Filmed at the Paramount Ranch in Agoura Hills, CA, It's A Gift is a great example of what was the juggernaut of Paramount Studios in the 30s. Presented by Paramount founder Adolph Zuckor It's A Gift shot its feature footage and scenes during a 6 week stint from September to October, 1934 and was released just one short month after in November of 1934. No less than 8 other writers (including Fields) contributed to the concepts and "gags" of It's A Gift. At this time of the industry comics like Fields, the Marx Brothers, and Abbott & Costello all tried out their material on stage, in vaudeville or the theatrical circuit. The best biggest laugh-getters usually ended up in their films. Gift was Fields' 5th movie released that year alone and the sixteenth sound film of his career. It was one of over 700 Paramount Productions, filmed between 1929 and 1949. The films were later bought by MCA/Universal and released on TV, VHS, and then DVD. Universal still owns the rights today. In 2010 It's A Gift was added to the National Film Preservation Board’s National Film Registry.
|Maurice Chevalier and a newly discovered Baby LeRoy.|
A delightful added offering of the film is child star Baby LeRoy. Baby LeRoy took the nation by storm and Paramount had a way of creating that whirlwind. Born at a Salvation Army hospital in 1932 Baby LeRoy was left fatherless.

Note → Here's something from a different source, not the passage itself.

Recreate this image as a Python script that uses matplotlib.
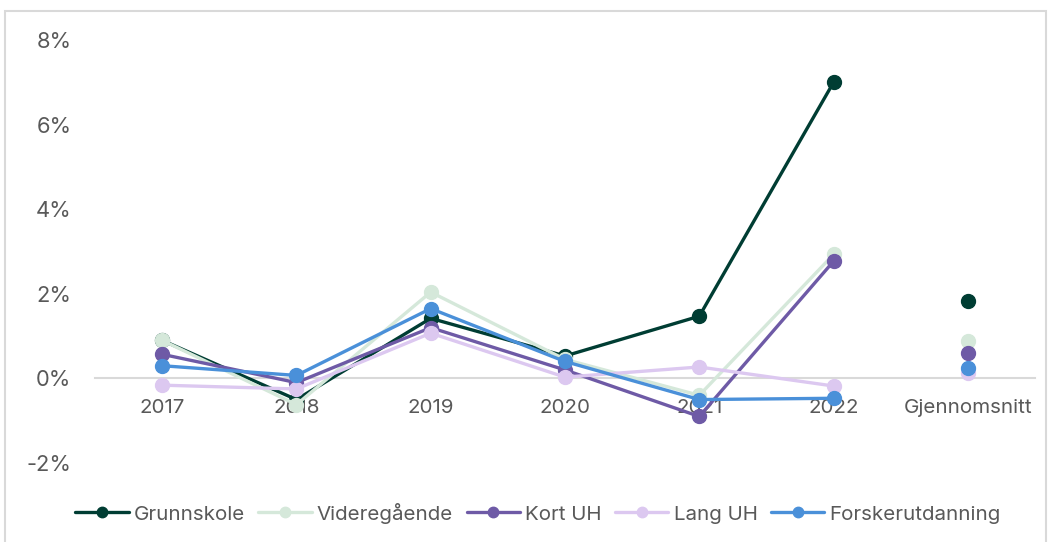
import matplotlib.pyplot as plt
from matplotlib.patches import Rectangle
from matplotlib.ticker import FuncFormatter

categories = ['2017', '2018', '2019', '2020', '2021', '2022', 'Gjennomsnitt']

# yearly values (%) for 2017-2022, then the average point
grunnskole = [0.90, -0.50, 1.42, 0.53, 1.47, 7.00]
grunnskole_avg = 1.82
videregaende = [0.90, -0.62, 2.04, 0.45, -0.40, 2.93]
videregaende_avg = 0.88
kort_uh = [0.57, -0.10, 1.20, 0.20, -0.90, 2.77]
kort_uh_avg = 0.61
lang_uh = [-0.16, -0.25, 1.07, 0.03, 0.27, -0.18]
lang_uh_avg = 0.12
forsker = [0.30, 0.07, 1.65, 0.40, -0.50, -0.47]
forsker_avg = 0.24

series = [
    ('Grunnskole', grunnskole, grunnskole_avg, '#003D33'),
    ('Videregående', videregaende, videregaende_avg, '#D5E8DA'),
    ('Kort UH', kort_uh, kort_uh_avg, '#6E5AA6'),
    ('Lang UH', lang_uh, lang_uh_avg, '#DCC8F0'),
    ('Forskerutdanning', forsker, forsker_avg, '#4A90D9'),
]

plt.rcParams['font.family'] = ['Inter', 'DejaVu Sans']
text_color = '#595959'

fig = plt.figure(figsize=(10.51, 5.42), dpi=100)
fig.patches.append(Rectangle((5 / 1051, -0.1), 1041 / 1051, 1.1 - 11 / 542,
                             transform=fig.transFigure, fill=False,
                             edgecolor='#D9D9D9', linewidth=1.5))

ax = fig.add_axes([95 / 1051, (542 - 463) / 542, 940 / 1051, 423 / 542])

x_years = list(range(len(categories) - 1))
avg_x = len(categories) - 1
for name, values, avg, color in series:
    ax.plot(x_years, values, color=color, linewidth=2.4, marker='o',
            markersize=10, label=name, solid_capstyle='round')
    ax.plot([avg_x], [avg], color=color, marker='o', markersize=10,
            linestyle='none')

ax.set_xlim(-0.5, 6.5)
ax.set_ylim(-2, 8)
ax.set_yticks([-2, 0, 2, 4, 6, 8])
ax.yaxis.set_major_formatter(FuncFormatter(lambda v, p: f'{v:.0f}%'))
ax.set_xticks(range(len(categories)))
ax.set_xticklabels(categories)

for s in ['top', 'right', 'left']:
    ax.spines[s].set_visible(False)
ax.spines['bottom'].set_position(('data', 0))
ax.spines['bottom'].set_color('#D9D9D9')
ax.spines['bottom'].set_linewidth(1.5)
ax.spines['bottom'].set_zorder(0)

ax.tick_params(axis='x', length=0, pad=15, labelsize=14.8, labelcolor=text_color)
ax.tick_params(axis='y', length=0, pad=17, labelsize=15.8, labelcolor=text_color)

handles, labels = ax.get_legend_handles_labels()
leg = fig.legend(handles, labels, loc='center', bbox_to_anchor=(538 / 1051, 1 - 513 / 542),
                 ncol=5, frameon=False, fontsize=14.8, handlelength=2.6,
                 handletextpad=0.25, columnspacing=0.65, markerscale=0.75)
for t in leg.get_texts():
    t.set_color(text_color)

fig.savefig('out.png', dpi=100)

At 6 months old he was then discovered by Paramount as part of a search for the Maurice Chevalier film A Bedtime Story. Chevalier plays a well-to-do playboy abandoning his own grown-up "babies" to take care of an abandoned infant. When baby LeRoy's Grandfather signed the contract with Paramount not only was LeRoy "underage" but so was his 16 year old birth mother. A Bedtime Story was a big success and the public wanted more of adorable Baby LeRoy. At that time he was the youngest actor ever to achieve a star billing. In 1934 baby LeRoy even received the official "key to the city" from then Los Angeles Mayor Shaw.
It's A Gift was LeRoy's 10th film and he performed in 15 films in the span of just 4 years. LeRoy appeared in several films with Fields. Off-set rumors reported Fields had grown not only tired of working with LeRoy but fearful that he was stealing scenes out from under our blossom-nosed comedian. Fields was not happy that LeRoy was getting a second billing for It's A Gift with some insiders even claiming he threatened LeRoy with an ice pick!
Wonderful WTF moments from It's A Gift include; Harold trying to shave and dodge his puerile daughter; an unzipped store customer who just wants his cumquats; baby LeRoy creating a molasses nightmare; Carl LaFong (you'll know what I mean when you watch it!); the fore-mentioned harrowing ice pick; a private grounds’ picnic; and the REAL pronunciation of "Bisonette."
It's A Gift is available on DVD by renting or purchasing THE W.C. FIELDS COMEDY COLLECTION. (2004. Universal) It comes in a 2 disk version or a 4 disc version. Visitors/residents of California can see the actual areas where Paramount shot It's A Gift. It's now known as the Santa Monica Mountains National Recreation Area. So pop some popcorn, sit down with a loved one, and watch It's A Gift. You'll tickle your funny bone and warm your heart. That, my friends, is the best gift of all.